Por Roberto DaMatta / O Globo

Seria excelente tema para um filme de Luis Buñuel. Um país que viveu o terror e a violência da perda de seus direitos cívicos, que sofreu censura e tortura em pelo menos duas ditaduras e delas se livrou, tem hoje como problema aquilo a que toda democracia aspira: eleições livres em urnas praticamente invioláveis. Não é surreal — pergunta um lado meu — viver o rito essencial de uma democracia, o processo eleitoral, como um problema?

A resposta exige tato e coragem para explicitar contradições, coisa que poucos, muito menos nós, brasileiros, gostamos de realizar, já que a postura compreensiva exige sair dos nichos que levam a acomodar e adiar questões políticas básicas, esquecendo que, um dia, a fatura chega com inevitável crueza.

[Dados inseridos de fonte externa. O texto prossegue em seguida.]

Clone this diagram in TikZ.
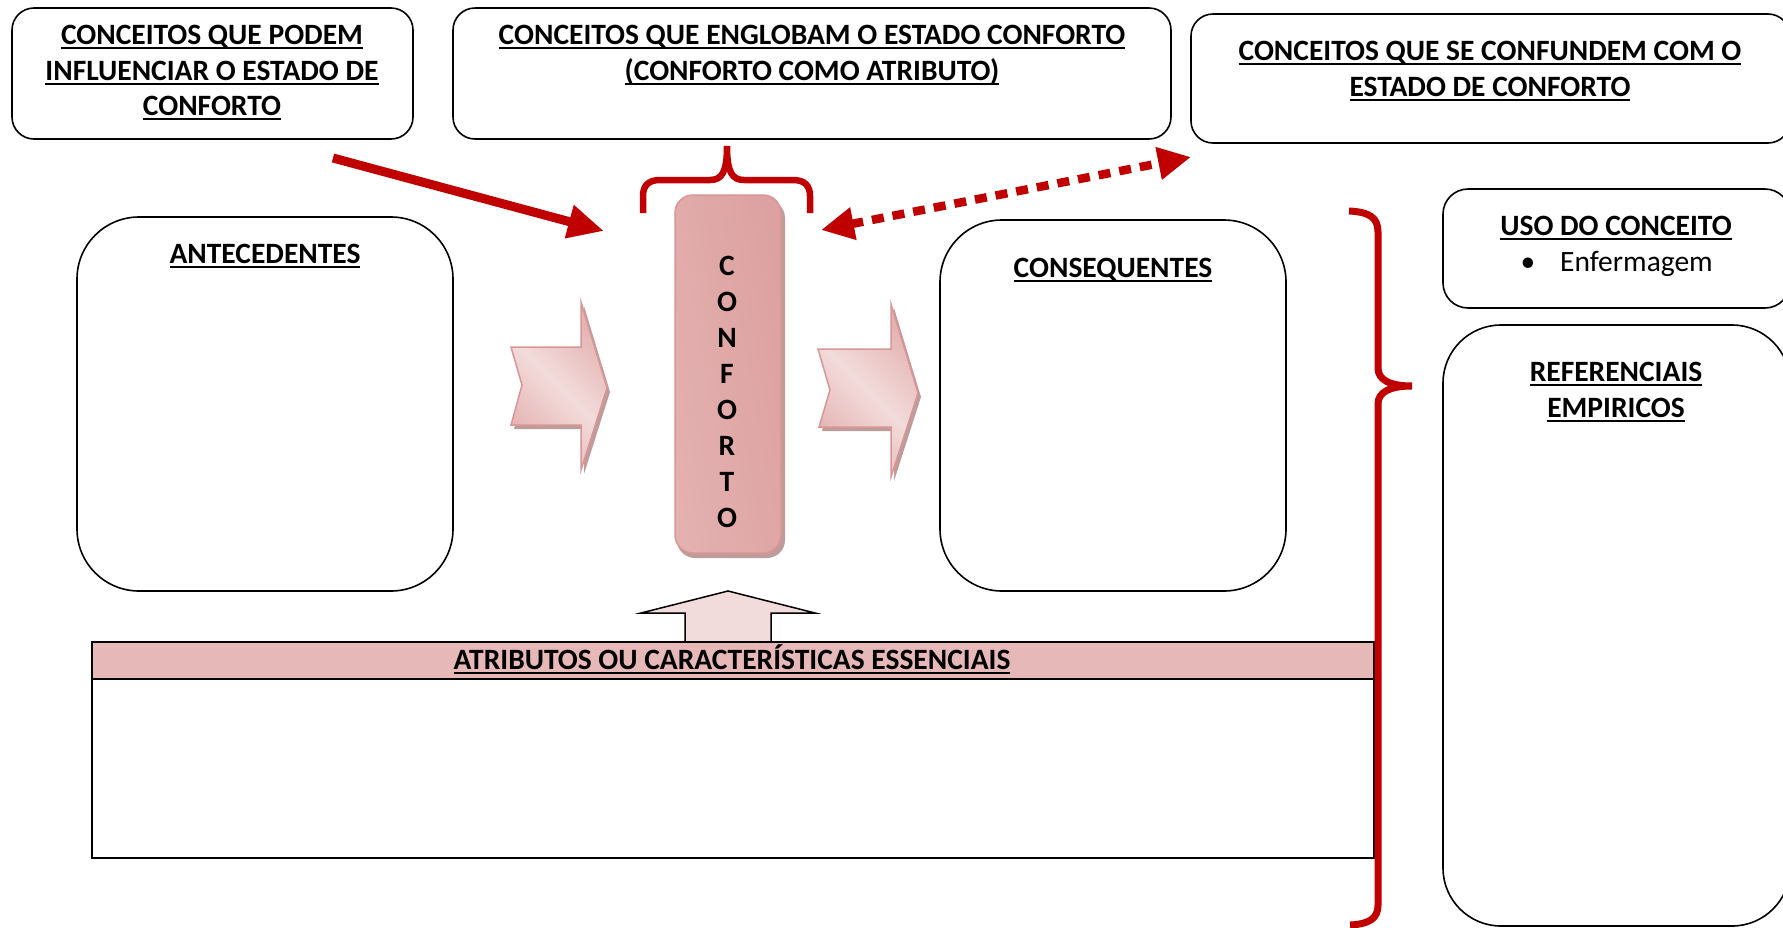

BEM CONTRA O MAL – A pergunta que ninguém gosta de fazer, mas existe em todo confronto, é a seguinte: quem se confrontará e, mais profundamente, quem tem legitimidade para concorrer. Nélson Rodrigues dizia que o Fla x Flu existia antes da criação do mundo.

No seu genial estilo exaltado, chamava a atenção para as oposições binárias que nos seduzem porque, como seres humanos sem programação biológica exclusiva e podendo nos exprimir em múltiplas línguas e hábitos, a dualidade de um Fla x Flu nos leva à polaridade cósmica do bem contra o mal, com a atraente possibilidade de atribuir o mal absoluto ao Flu se você for Fla ou ao Fla se você for Flu.

Não é por acaso que polarizamos e que a dualidade domina nosso universo simbólico, feito de línguas cujo esqueleto é uma escolha arbitrária de sons e sentidos. E que, apesar de termos uma multidão de partidos, no final as escolhas se reduzam a uma dualidade.

JOGO POLÍTICO – Trata-se de um Fla x Flu, só que é um jogo que, nos próximos quatro anos, definirá aspectos fundamentais da nossa vida social como um todo, e não apenas num domingo esportivo. Com direito a mais quatro… Ou, quem sabe, e há quem suponha, para toda a História…

“Qual é a questão?”, pergunta o leitor armado de seu voto. É que, para mim, como para muitos outros brasileiros, os candidatos são opostos, mas ao mesmo tempo parceiros. Coadjuvantes históricos, porque foi o governo petista de Lula que colocou no palco Jair Bolsonaro.

A pesquisa que não foi feita seria para saber se Bolsonaro teria chance antes do mensalão, do petrolão e das delações premiadas da Operação Lava-Jato.

AFETA NOSSAS VIDAS – Bem diferente de um Fla x Flu é o dualismo Bolsonaro x Lula, que tem o potencial de afetar nossas vidas. No caso do futebol, as contradições são bloqueadas. Na política, porém, vale tudo.

Assim é que Lula tem como vice um tucano e que Bolsonaro usa como argumento recorrente a antipatia pela impessoalidade da urna eletrônica, numa demonstração óbvia de aversão pelo processo eleitoral democrático.

Lula tem como contrapeso a condenação em todas as instâncias e a prisão. Mas, se ele foi solto por erro de julgamento, Bolsonaro agride rotineiramente as instituições republicanas. Há uma retroalimentação de defesas e acusações, e o temor dos democratas é que tal ambiguidade liquide o ideal de liberdade e igualdade e que legitime o axioma favorito dos radicais, segundo o qual os fins justificam os meios.

O MENOS RUIM – Se Bolsonaro e Lula estão dispostos a abandonar a confusão entre ser presidente e ser ditador, é justamente o que me angustia nesta eleição.

A polarização tem raiz justamente nas contradições verbalizadas pelos candidatos. Escolher o menos ruim é, na democracia que promete progresso, desanimador.

Tudo é complicado, mas não podemos esquecer que o Brasil brasileiro, do Fla x Flu e dos ideais democráticos, é mais forte que suas contradições e seus péssimos protagonistas políticos.